Reproduce each line exactly.

DATA SECTION:
___

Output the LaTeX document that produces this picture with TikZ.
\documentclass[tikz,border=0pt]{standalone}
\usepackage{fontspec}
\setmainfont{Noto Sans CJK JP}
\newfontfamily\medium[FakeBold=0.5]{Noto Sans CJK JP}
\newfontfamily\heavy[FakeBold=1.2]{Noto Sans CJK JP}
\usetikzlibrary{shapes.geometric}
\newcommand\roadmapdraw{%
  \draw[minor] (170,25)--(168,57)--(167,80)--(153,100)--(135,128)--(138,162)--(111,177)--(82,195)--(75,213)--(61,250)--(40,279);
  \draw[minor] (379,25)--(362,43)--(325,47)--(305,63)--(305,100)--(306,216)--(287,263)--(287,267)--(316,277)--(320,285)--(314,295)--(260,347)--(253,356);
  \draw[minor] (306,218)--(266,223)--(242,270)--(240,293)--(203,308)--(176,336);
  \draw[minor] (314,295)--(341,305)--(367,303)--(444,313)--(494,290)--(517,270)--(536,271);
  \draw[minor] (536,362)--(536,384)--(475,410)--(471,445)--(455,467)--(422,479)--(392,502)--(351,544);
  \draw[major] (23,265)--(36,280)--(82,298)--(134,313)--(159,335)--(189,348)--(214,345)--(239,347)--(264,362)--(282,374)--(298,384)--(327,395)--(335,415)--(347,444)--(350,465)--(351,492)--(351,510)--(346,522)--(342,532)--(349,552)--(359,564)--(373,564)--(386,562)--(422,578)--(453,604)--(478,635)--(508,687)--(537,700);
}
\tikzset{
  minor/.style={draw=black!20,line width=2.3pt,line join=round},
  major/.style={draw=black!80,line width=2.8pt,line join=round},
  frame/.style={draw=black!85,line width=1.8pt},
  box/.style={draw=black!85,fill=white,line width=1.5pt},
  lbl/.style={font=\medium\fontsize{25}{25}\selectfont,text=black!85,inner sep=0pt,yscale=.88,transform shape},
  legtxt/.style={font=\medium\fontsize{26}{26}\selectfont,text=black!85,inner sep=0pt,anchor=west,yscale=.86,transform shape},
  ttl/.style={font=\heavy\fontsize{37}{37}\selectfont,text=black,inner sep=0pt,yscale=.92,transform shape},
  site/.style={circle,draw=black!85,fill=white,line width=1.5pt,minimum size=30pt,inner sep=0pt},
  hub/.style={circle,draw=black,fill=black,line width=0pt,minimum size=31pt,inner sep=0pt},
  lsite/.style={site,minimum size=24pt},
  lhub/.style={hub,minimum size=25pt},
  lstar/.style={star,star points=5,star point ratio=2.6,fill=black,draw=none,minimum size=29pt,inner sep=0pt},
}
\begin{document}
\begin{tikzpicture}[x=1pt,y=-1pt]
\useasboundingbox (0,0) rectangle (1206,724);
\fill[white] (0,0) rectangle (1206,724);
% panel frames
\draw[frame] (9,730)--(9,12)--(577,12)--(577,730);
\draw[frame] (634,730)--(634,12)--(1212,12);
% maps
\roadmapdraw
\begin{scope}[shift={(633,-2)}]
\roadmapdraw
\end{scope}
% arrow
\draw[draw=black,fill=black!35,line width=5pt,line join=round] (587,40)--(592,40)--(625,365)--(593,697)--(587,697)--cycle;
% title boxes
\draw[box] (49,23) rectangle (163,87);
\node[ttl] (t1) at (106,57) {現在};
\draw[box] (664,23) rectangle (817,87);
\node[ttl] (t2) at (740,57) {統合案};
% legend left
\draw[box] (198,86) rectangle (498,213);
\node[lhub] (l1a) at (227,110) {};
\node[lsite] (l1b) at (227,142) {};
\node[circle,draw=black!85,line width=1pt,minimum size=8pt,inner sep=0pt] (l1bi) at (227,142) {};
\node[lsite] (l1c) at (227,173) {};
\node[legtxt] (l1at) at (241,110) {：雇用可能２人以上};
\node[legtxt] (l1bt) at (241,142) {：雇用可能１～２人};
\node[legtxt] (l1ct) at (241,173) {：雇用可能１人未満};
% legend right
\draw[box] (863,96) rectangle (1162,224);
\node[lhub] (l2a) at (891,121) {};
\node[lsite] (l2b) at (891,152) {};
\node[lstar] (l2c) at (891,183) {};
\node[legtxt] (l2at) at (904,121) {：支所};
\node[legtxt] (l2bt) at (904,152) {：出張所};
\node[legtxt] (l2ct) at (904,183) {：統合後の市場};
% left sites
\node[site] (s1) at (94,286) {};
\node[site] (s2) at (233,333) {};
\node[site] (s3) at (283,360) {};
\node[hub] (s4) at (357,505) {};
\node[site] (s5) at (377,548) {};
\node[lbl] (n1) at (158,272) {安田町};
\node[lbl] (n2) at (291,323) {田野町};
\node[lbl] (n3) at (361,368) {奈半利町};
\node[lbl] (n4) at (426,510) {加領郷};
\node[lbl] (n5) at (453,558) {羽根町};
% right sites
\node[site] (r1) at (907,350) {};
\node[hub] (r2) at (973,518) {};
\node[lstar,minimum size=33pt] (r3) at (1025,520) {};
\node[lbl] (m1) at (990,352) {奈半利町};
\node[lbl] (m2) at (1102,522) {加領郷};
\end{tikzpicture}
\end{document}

___

TASK SOLUTION:
Output the LaTeX document that produces this picture with TikZ.
\documentclass[tikz,border=0pt]{standalone}
\usepackage{fontspec}
\setmainfont{Noto Sans CJK JP}
\newfontfamily\medium[FakeBold=0.5]{Noto Sans CJK JP}
\newfontfamily\heavy[FakeBold=1.2]{Noto Sans CJK JP}
\usetikzlibrary{shapes.geometric}
\newcommand\roadmapdraw{%
  \draw[minor] (170,25)--(168,57)--(167,80)--(153,100)--(135,128)--(138,162)--(111,177)--(82,195)--(75,213)--(61,250)--(40,279);
  \draw[minor] (379,25)--(362,43)--(325,47)--(305,63)--(305,100)--(306,216)--(287,263)--(287,267)--(316,277)--(320,285)--(314,295)--(260,347)--(253,356);
  \draw[minor] (306,218)--(266,223)--(242,270)--(240,293)--(203,308)--(176,336);
  \draw[minor] (314,295)--(341,305)--(367,303)--(444,313)--(494,290)--(517,270)--(536,271);
  \draw[minor] (536,362)--(536,384)--(475,410)--(471,445)--(455,467)--(422,479)--(392,502)--(351,544);
  \draw[major] (23,265)--(36,280)--(82,298)--(134,313)--(159,335)--(189,348)--(214,345)--(239,347)--(264,362)--(282,374)--(298,384)--(327,395)--(335,415)--(347,444)--(350,465)--(351,492)--(351,510)--(346,522)--(342,532)--(349,552)--(359,564)--(373,564)--(386,562)--(422,578)--(453,604)--(478,635)--(508,687)--(537,700);
}
\tikzset{
  minor/.style={draw=black!20,line width=2.3pt,line join=round},
  major/.style={draw=black!80,line width=2.8pt,line join=round},
  frame/.style={draw=black!85,line width=1.8pt},
  box/.style={draw=black!85,fill=white,line width=1.5pt},
  lbl/.style={font=\medium\fontsize{25}{25}\selectfont,text=black!85,inner sep=0pt,yscale=.88,transform shape},
  legtxt/.style={font=\medium\fontsize{26}{26}\selectfont,text=black!85,inner sep=0pt,anchor=west,yscale=.86,transform shape},
  ttl/.style={font=\heavy\fontsize{37}{37}\selectfont,text=black,inner sep=0pt,yscale=.92,transform shape},
  site/.style={circle,draw=black!85,fill=white,line width=1.5pt,minimum size=30pt,inner sep=0pt},
  hub/.style={circle,draw=black,fill=black,line width=0pt,minimum size=31pt,inner sep=0pt},
  lsite/.style={site,minimum size=24pt},
  lhub/.style={hub,minimum size=25pt},
  lstar/.style={star,star points=5,star point ratio=2.6,fill=black,draw=none,minimum size=29pt,inner sep=0pt},
}
\begin{document}
\begin{tikzpicture}[x=1pt,y=-1pt]
\useasboundingbox (0,0) rectangle (1206,724);
\fill[white] (0,0) rectangle (1206,724);
% panel frames
\draw[frame] (9,730)--(9,12)--(577,12)--(577,730);
\draw[frame] (634,730)--(634,12)--(1212,12);
% maps
\roadmapdraw
\begin{scope}[shift={(633,-2)}]
\roadmapdraw
\end{scope}
% arrow
\draw[draw=black,fill=black!35,line width=5pt,line join=round] (587,40)--(592,40)--(625,365)--(593,697)--(587,697)--cycle;
% title boxes
\draw[box] (49,23) rectangle (163,87);
\node[ttl] (t1) at (106,57) {現在};
\draw[box] (664,23) rectangle (817,87);
\node[ttl] (t2) at (740,57) {統合案};
% legend left
\draw[box] (198,86) rectangle (498,213);
\node[lhub] (l1a) at (227,110) {};
\node[lsite] (l1b) at (227,142) {};
\node[circle,draw=black!85,line width=1pt,minimum size=8pt,inner sep=0pt] (l1bi) at (227,142) {};
\node[lsite] (l1c) at (227,173) {};
\node[legtxt] (l1at) at (241,110) {：雇用可能２人以上};
\node[legtxt] (l1bt) at (241,142) {：雇用可能１～２人};
\node[legtxt] (l1ct) at (241,173) {：雇用可能１人未満};
% legend right
\draw[box] (863,96) rectangle (1162,224);
\node[lhub] (l2a) at (891,121) {};
\node[lsite] (l2b) at (891,152) {};
\node[lstar] (l2c) at (891,183) {};
\node[legtxt] (l2at) at (904,121) {：支所};
\node[legtxt] (l2bt) at (904,152) {：出張所};
\node[legtxt] (l2ct) at (904,183) {：統合後の市場};
% left sites
\node[site] (s1) at (94,286) {};
\node[site] (s2) at (233,333) {};
\node[site] (s3) at (283,360) {};
\node[hub] (s4) at (357,505) {};
\node[site] (s5) at (377,548) {};
\node[lbl] (n1) at (158,272) {安田町};
\node[lbl] (n2) at (291,323) {田野町};
\node[lbl] (n3) at (361,368) {奈半利町};
\node[lbl] (n4) at (426,510) {加領郷};
\node[lbl] (n5) at (453,558) {羽根町};
% right sites
\node[site] (r1) at (907,350) {};
\node[hub] (r2) at (973,518) {};
\node[lstar,minimum size=33pt] (r3) at (1025,520) {};
\node[lbl] (m1) at (990,352) {奈半利町};
\node[lbl] (m2) at (1102,522) {加領郷};
\end{tikzpicture}
\end{document}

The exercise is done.